Notes on feature selection: Usually having less features reduces chances of overfitting and provides a more general model. In chemistry, we are often data scarce, so it can be a challenge to not overfit. A rough rule of thumb is to have about 1 feature per 10 training data points. This is going to be context and model dependent, so you will need to explore and iterate until you get the best model.

Hyperparameters: Model hyperparameters are configuration settings that control the learning process and model structure, which are set before training begins rather than learned from the data. Examples include learning rate, regularization strength, tree depth, and number of hidden layers. These parameters affect how the model learns but aren't directly optimized during training. Selecting "default" will use standard model values, while selecting "auto tune" will perform a hyperparameter grid search with nested cross validation to optimize the model for your application. Note: linear regression does not have hyperparameters so always leave this at default.

Metric to optimize: The optimization metric (or loss function) defines what "good performance" means during training, guiding how the model updates its parameters to improve.

K-Fold Cross Validation:The value to set K which determines the number of folds created during the train and testing of the model.

Model: Generally, it is important to start simple and move towards increasing complexity. For this reason, linear regression should almost always be tested first. It is the simplest machine learning model. This will reduce chances of overfitting.

Linear Regression: Fits a straight line through data by finding the linear combination of features that best predicts the target, assuming a linear relationship between inputs and output.
Elastic Net Regression: Combines L1 (Lasso) and L2 (Ridge) regularization penalties to perform feature selection while handling correlated features, shrinking coefficients toward zero.
Bayesian Ridge Regression: A probabilistic approach to linear regression that uses Bayesian inference to automatically determine regularization strength and provide uncertainty estimates for predictions.
Random Forest: Creates multiple decision trees trained on random subsets of data and features, then averages their predictions.
XGBoost: An efficient gradient boosting algorithm that builds an ensemble of decision trees sequentially, where each tree corrects errors from previous trees.

Training and visualizing the model

After making the selections above, press "train model". The time it takes for this to complete can vary depending on the models and parameters chosen above.

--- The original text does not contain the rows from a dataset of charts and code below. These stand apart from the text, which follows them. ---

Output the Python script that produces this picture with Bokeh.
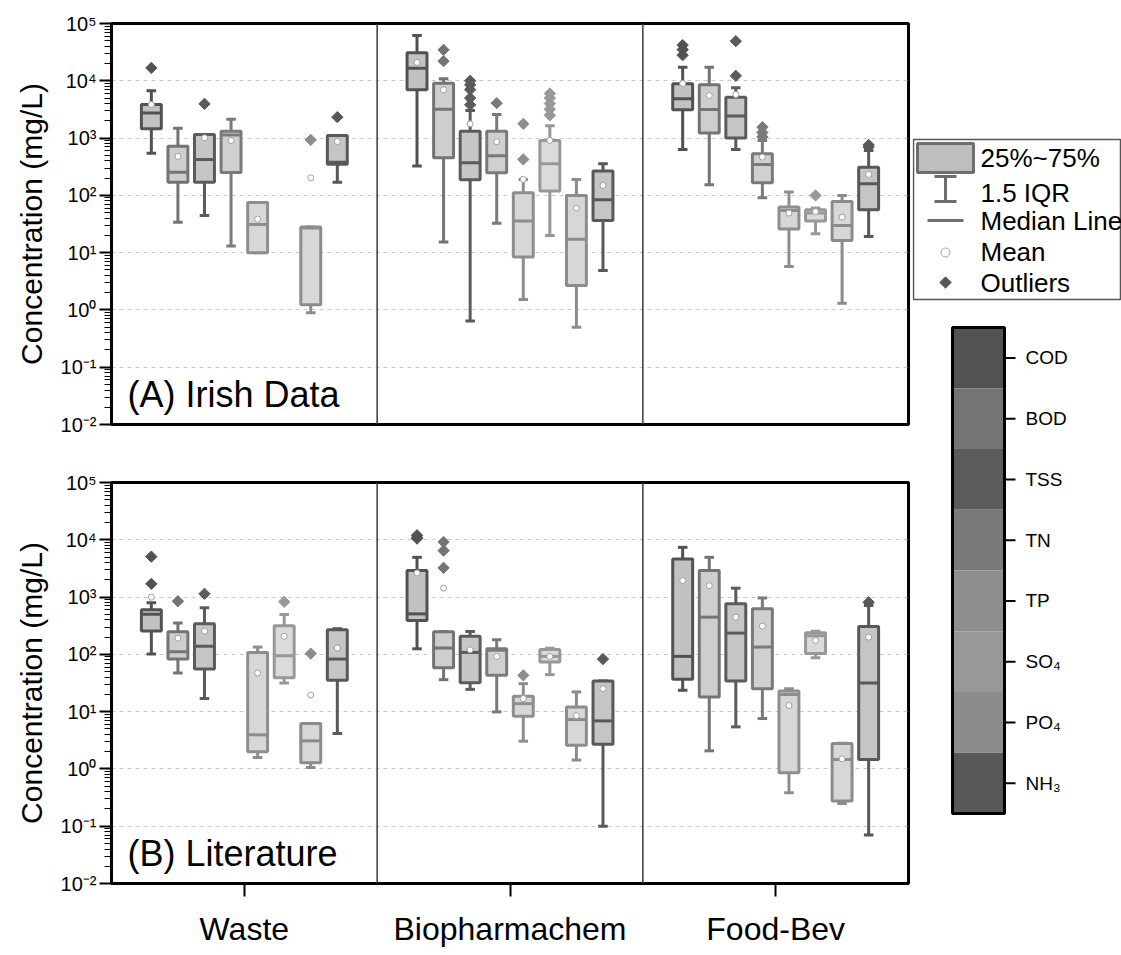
import math
from bokeh.plotting import figure
from bokeh.layouts import row, column
from bokeh.models import (Range1d, FixedTicker, CustomJSTickFormatter, Span, Label,
                          ColumnDataSource)
from bokeh.embed import file_html
from bokeh.resources import INLINE
from bokeh.core.properties import value

NaN = float("nan")
FONT = "Liberation Sans"

GROUPS = ["Waste", "Biopharmachem", "Food-Bev"]
PARAMS = ["COD", "BOD", "TSS", "TN", "TP", "SO\u2084", "PO\u2084", "NH\u2083"]
PARAM_COLORS = ["#525252", "#747474", "#5b5b5b", "#7a7a7a", "#8e8e8e", "#989898", "#8c8c8c", "#585858"]
LEGEND_LABELS = ["25%~75%", "1.5 IQR", "Median Line", "Mean", "Outliers"]

# ---- Panel A: Irish data (Waste x8, Biopharmachem x8, Food-Bev x8) ----
A_LOW = [545, 34, 44.6, 13, 10, NaN, 0.89, 170,
         324, 15.3, 0.64, 32.7, 1.52, 20, 0.5, 4.9,
         631, 153, 631, 90.8, 5.74, 21.3, 1.31, 19.2]
A_Q1 = [1450, 170, 170, 251, 10, NaN, 1.23, 350,
        6950, 453, 187, 248, 8.4, 119, 2.68, 36.5,
        3110, 1220, 1000, 166, 25.8, 35.5, 16.3, 56]
A_MED = [2750, 254, 424, 1130, 31, NaN, 27, 380,
         16600, 3200, 370, 490, 35.5, 356, 17.2, 83.8,
         4840, 3150, 2420, 346, 54.6, 49, 29.9, 159]
A_Q3 = [3850, 723, 1156, 1320, 75, NaN, 28, 1110,
        30800, 9100, 1320, 1320, 111, 908, 99.6, 265,
        8860, 8510, 5170, 531, 62.4, 56, 78.3, 311]
A_HIGH = [6700, 1490, 1156, 2140, 75, NaN, 28, 1110,
          61700, 10800, 3030, 2580, 189, 1640, 189, 356,
          17300, 17300, 7530, 908, 114, 60, 99.6, 608]
A_MEAN = [3850, 478, 1010, 908, 38.5, NaN, 202, 870,
          20900, 6950, 1770, 861, 190, 908, 59.8, 149,
          9000, 5530, 5750, 465, 49, 52, 41.7, 232]
A_OUT = [[16800], [], [3960], [], [], [], [930], [2320],
         [], [34700, 22000], [10000, 8500, 7000, 5000, 3800], [4070], [1770, 424],
         [6000, 5000, 4000, 3200, 2500], [], [],
         [42000, 35000, 28000], [], [49200, 12200], [1550, 1250, 1050], [], [99.6], [], [760, 700]]

# ---- Panel B: Literature ----
B_LOW = [101, 47.2, 16.9, NaN, 1.58, 31.6, 1.06, 4.15,
         125, 36.1, 24.5, 9.9, 3.05, 44.2, 1.43, 0.1,
         23.6, 2.07, 5.42, 7.57, 0.385, 87.3, 0.25, 0.0705]
B_Q1 = [255, 82.8, 55.5, NaN, 1.99, 39.2, 1.28, 35.2,
        390, 58.5, 32, 43, 8.3, 73.5, 2.6, 2.7,
        36.6, 18.1, 34.3, 25.2, 0.857, 103, 0.275, 1.46]
B_MED = [500, 111, 138, NaN, 3.94, 94.6, 3.09, 82.8,
         509, 129, 108, 118, 13.8, 92.2, 7.28, 6.9,
         92.2, 446, 235, 134, 20, 211, 1.46, 31.6]
B_Q3 = [598, 248, 341, NaN, 108, 316, 6.2, 268,
        2900, 248, 208, 125, 18.5, 121, 12.1, 34.3,
        4620, 2900, 763, 624, 23, 238, 2.78, 307]
B_HIGH = [792, 351, 649, NaN, 134, 497, 6.2, 280,
          4940, 248, 251, 180, 30.8, 128, 22.1, 34.3,
          7380, 4940, 1430, 968, 25.2, 253, 2.8, 713]
B_MEAN = [995, 192, 255, NaN, 47.2, 206, 19.5, 129,
          2640, 1430, 120, 92, 16.9, 92, 8.5, 25.2,
          1940, 1580, 446, 311, 12.8, 175, 1.5, 200]
B_OUT = [[5080, 1700], [847], [1140], [], [], [825], [103], [],
         [12000, 11000, 10500], [9140, 6470, 3240], [], [], [43], [], [], [82.8],
         [], [], [], [], [], [], [], [812]]

BOX_W = 0.075
CAP_W = 0.036


def lighten(hex_color, keep=0.35):
    r, g, b = (int(hex_color[i:i + 2], 16) for i in (1, 3, 5))
    mix = lambda c: int(round(c * keep + 255 * (1 - keep)))
    return "#%02x%02x%02x" % (mix(r), mix(g), mix(b))


SUP_JS = """
const sup = {"0":"\u2070","1":"\u00b9","2":"\u00b2","3":"\u00b3","4":"\u2074",
             "5":"\u2075","6":"\u2076","7":"\u2077","8":"\u2078","9":"\u2079","-":"\u207b"};
const e = Math.round(Math.log10(tick));
return "10" + String(e).split("").map(c => sup[c]).join("");
"""


def make_panel(low, q1, med, q3, high, mean, outs, tag, show_x, height, b_top, b_bottom):
    n = len(PARAMS)
    p = figure(width=912, height=height, x_range=Range1d(0, len(GROUPS)),
               y_range=Range1d(1e-2, 1e5), y_axis_type="log",
               x_axis_location="below" if show_x else None,
               output_backend="svg", toolbar_location=None,
               min_border_left=111, min_border_right=4,
               min_border_top=b_top, min_border_bottom=b_bottom)
    p.outline_line_color = "black"
    p.outline_line_width = 3
    p.background_fill_color = "white"
    p.border_fill_color = "white"

    d = dict(x=[], xl=[], xr=[], cl=[], cr=[], low=[], q1=[], med=[], q3=[],
             high=[], mean=[], color=[], fill=[])
    o = dict(x=[], y=[], color=[])
    for k in range(len(low)):
        if math.isnan(q1[k]):
            continue
        g, i = divmod(k, n)
        x = g + (1.5 + i) / 10.0
        c = PARAM_COLORS[i]
        d["x"].append(x)
        d["xl"].append(x - BOX_W / 2)
        d["xr"].append(x + BOX_W / 2)
        d["cl"].append(x - CAP_W / 2)
        d["cr"].append(x + CAP_W / 2)
        d["low"].append(low[k]); d["q1"].append(q1[k]); d["med"].append(med[k])
        d["q3"].append(q3[k]); d["high"].append(high[k]); d["mean"].append(mean[k])
        d["color"].append(c); d["fill"].append(lighten(c))
        for v in outs[k]:
            o["x"].append(x); o["y"].append(v); o["color"].append(c)
    src = ColumnDataSource(d)
    osrc = ColumnDataSource(o)

    for y0, y1 in (("q3", "high"), ("low", "q1")):
        p.segment("x", y0, "x", y1, source=src, line_color="color", line_width=3)
    for y in ("high", "low"):
        p.segment("cl", y, "cr", y, source=src, line_color="color", line_width=3)
    p.vbar(x="x", width=BOX_W, bottom="q1", top="q3", source=src,
           fill_color="fill", line_color="color", line_width=3)
    p.segment("xl", "med", "xr", "med", source=src, line_color="color", line_width=3)
    p.scatter("x", "y", source=osrc, marker="square", angle=math.pi / 4, size=8,
              fill_color="color", line_color="color", line_width=1)
    p.scatter("x", "mean", source=src, marker="circle", size=6,
              fill_color="white", line_color="#a0a0a0", line_width=1)

    for b in range(1, len(GROUPS)):
        p.add_layout(Span(location=b, dimension="height", line_color="#3a3a3a", line_width=1.5))

    p.add_layout(Label(x=0.06, y=0.0334, text=tag, text_font=FONT, text_font_size="36px",
                       text_baseline="middle", text_color="black"))

    p.xgrid.visible = False
    p.ygrid.grid_line_color = "#c8c8c8"
    p.ygrid.grid_line_dash = "4 4"
    p.ygrid.grid_line_width = 1.2

    ya = p.yaxis[0]
    ya.ticker = FixedTicker(ticks=[10.0 ** e for e in range(-2, 6)],
                            minor_ticks=[m * 10.0 ** e for e in range(-2, 5) for m in range(2, 10)])
    ya.formatter = CustomJSTickFormatter(code=SUP_JS)
    ya.axis_label = "Concentration (mg/L)"
    ya.axis_label_text_font = FONT
    ya.axis_label_text_font_size = "30px"
    ya.axis_label_text_font_style = "normal"
    ya.axis_label_text_color = "black"
    ya.axis_label_standoff = 10
    ya.major_label_text_font = FONT
    ya.major_label_text_font_size = "20px"
    ya.major_label_text_color = "black"
    ya.major_label_standoff = 3
    ya.major_tick_out = 12
    ya.major_tick_in = 0
    ya.minor_tick_out = 7
    ya.minor_tick_in = 0
    ya.major_tick_line_width = 2
    ya.minor_tick_line_width = 1
    ya.axis_line_width = 3

    if show_x:
        xa = p.xaxis[0]
        xa.ticker = FixedTicker(ticks=[g + 0.5 for g in range(len(GROUPS))])
        xa.formatter = CustomJSTickFormatter(args=dict(groups=GROUPS),
                                             code="return groups[Math.floor(tick)];")
        xa.major_label_text_font = FONT
        xa.major_label_text_font_size = "32px"
        xa.major_label_text_color = "black"
        xa.major_label_standoff = 14
        xa.major_tick_out = 13
        xa.major_tick_in = 0
        xa.minor_tick_out = 0
        xa.minor_tick_in = 0
        xa.major_tick_line_width = 2
        xa.axis_line_width = 3
    return p


pA = make_panel(A_LOW, A_Q1, A_MED, A_Q3, A_HIGH, A_MEAN, A_OUT, "(A) Irish Data",
                False, 453, 23, 29)
pB = make_panel(B_LOW, B_Q1, B_MED, B_Q3, B_HIGH, B_MEAN, B_OUT, "(B) Literature",
                True, 502, 29, 72)

# ---- right side: legend box and parameter colour bar ----
r = figure(width=209, height=955, x_range=Range1d(0, 209), y_range=Range1d(955, 0),
           x_axis_location=None, y_axis_location=None, output_backend="svg",
           toolbar_location=None, min_border=0)
r.outline_line_color = None
r.grid.visible = False

legend_color = "#6e6e6e"
r.quad(left=1, right=208, top=139, bottom=299, fill_color="white", line_color="#555555", line_width=1.5)
r.quad(left=5, right=61, top=143, bottom=172, fill_color=lighten(legend_color, 0.45),
       line_color=legend_color, line_width=3)
r.segment(x0=[33, 22, 22], y0=[176, 176, 201], x1=[33, 44, 44], y1=[201, 176, 201],
          line_color=legend_color, line_width=3)
r.segment(x0=[15], y0=[220], x1=[51], y1=[220], line_color=legend_color, line_width=3)
r.scatter(x=[33], y=[252], marker="circle", size=9, fill_color="white", line_color="#a0a0a0", line_width=1)
r.scatter(x=[33], y=[282], marker="square", angle=math.pi / 4, size=8, fill_color="#555555",
          line_color="#555555")
r.text(x=[68] * len(LEGEND_LABELS), y=[157, 192, 220, 251, 282], text=LEGEND_LABELS,
       text_font=value(FONT), text_font_size="26px", text_baseline="middle", text_color="black")

cb_top, cb_bottom, cb_left, cb_right = 327, 813, 40, 92
seg = (cb_bottom - cb_top) / len(PARAMS)
tops = [cb_top + i * seg for i in range(len(PARAMS))]
r.quad(left=cb_left, right=cb_right, top=tops, bottom=[t + seg for t in tops],
       fill_color=PARAM_COLORS, line_color=None)
r.quad(left=cb_left, right=cb_right, top=cb_top, bottom=cb_bottom, fill_color=None,
       line_color="black", line_width=3)
mids = [t + seg / 2 for t in tops]
r.segment(x0=[cb_right] * len(mids), y0=mids, x1=[cb_right + 11] * len(mids), y1=mids,
          line_color="black", line_width=2)
r.text(x=[cb_right + 21] * len(mids), y=mids, text=PARAMS, text_font=value(FONT),
       text_font_size="19px", text_baseline="middle", text_color="black")

layout = row(column(pA, pB), r)
open("out.html", "w", encoding="utf-8").write(file_html(layout, INLINE))
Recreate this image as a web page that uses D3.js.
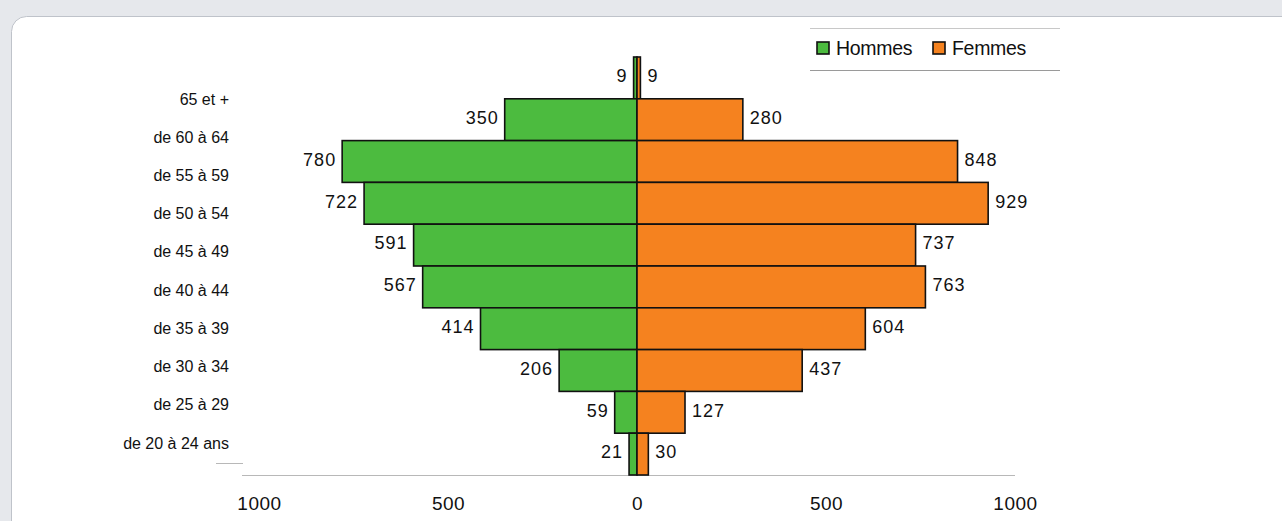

Model prediction: This shows a parity plot, where the difference between actual values and the model's predictions are displayed.

Cross validation: Clicking cross-validation shows the performance of the model across many different train/test splits using a box plot.

Model statistics. This section provides information on the performance of train and test splits for judging model performance.

Model features. This section shows the features used in the final model.

Model hyperparameters. This section shows the hyperparameter values used in the final model.

Opening previous trained models. Click the box in the top right corner that contains an identifier code for you model and the type of model you ran. This will open a list of all the models that have been generated in this workflow. Clicking a model will open it in its trained state.

Model inference

This is where you use the model you built to make predictions on untested molecules, or where you can further validate your model with totally unseen data. Press "new inferencing data" and upload a CSV with the same structure as your training CSV, except without the target variable (we are going to predict this). You can also load in a previously uploaded inference file by pressing "load inference file".

Pressing run inferencing will make the predictions. You can visualize this data by pressing "modeled molecules" or "predicted values" and by observing the histogram illustrating the distribution of the predictions. Pressing "download predictions" will provide a CSV with all the molecules, features, and their predicted target values.